The team which represented the maverick spirit of the time was Wimbledon, the so-called Crazy Gang  who rose from non-league to win the FA Cup in 1988 in just over a decade. They were famous for using long-ball tactics, with players like Vinnie Jones and John Fashanu embodying their unique team spirit. Harry Redknapp says: “You’d be sitting in the dressing room and Vinny and Fash would be banging on your dressing room door, ‘Come out, you bunch of whatever…’ You know. And they’d be waiting in the tunnel. I promise you, half the game was won before the players came out.”
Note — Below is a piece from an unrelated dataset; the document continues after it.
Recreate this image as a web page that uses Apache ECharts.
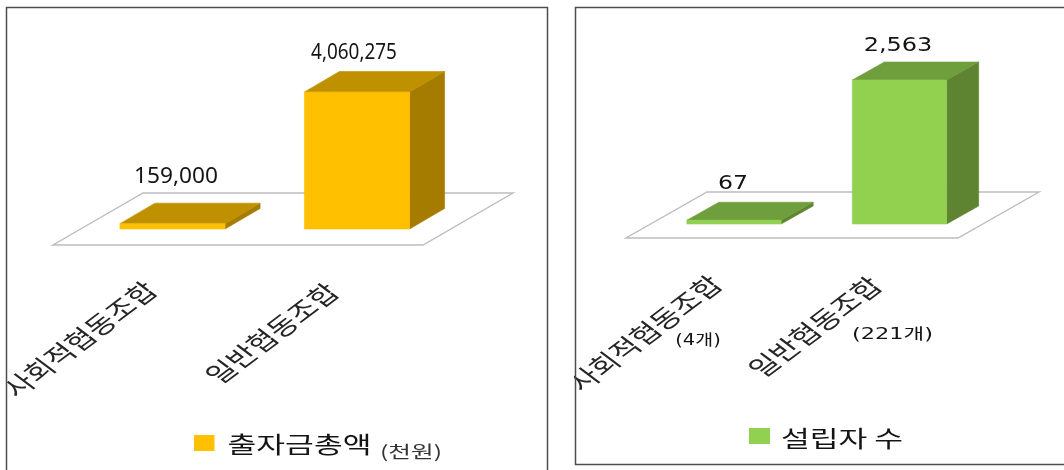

After the team of mavericks had won the FA Cup, English football produced perhaps its greatest talent of the era - Paul Gascoigne, whose scintillating performances for Newcastle and Tottenham had earned him a place in Bobby Robson’s squad for Italia ’90. The way he played and his jocular character changed the way people viewed football in this country forever, says team-mate Gary Lineker.
He says: “We’d gone through a terrible dark period of hooliganism, of racism and diminishing attendances. And not many good performances particularly in many tournaments. But ‘90 was almost like a pivotal moment and Gazza was a large part of that, because of the style that he played and the sense that he was something different.”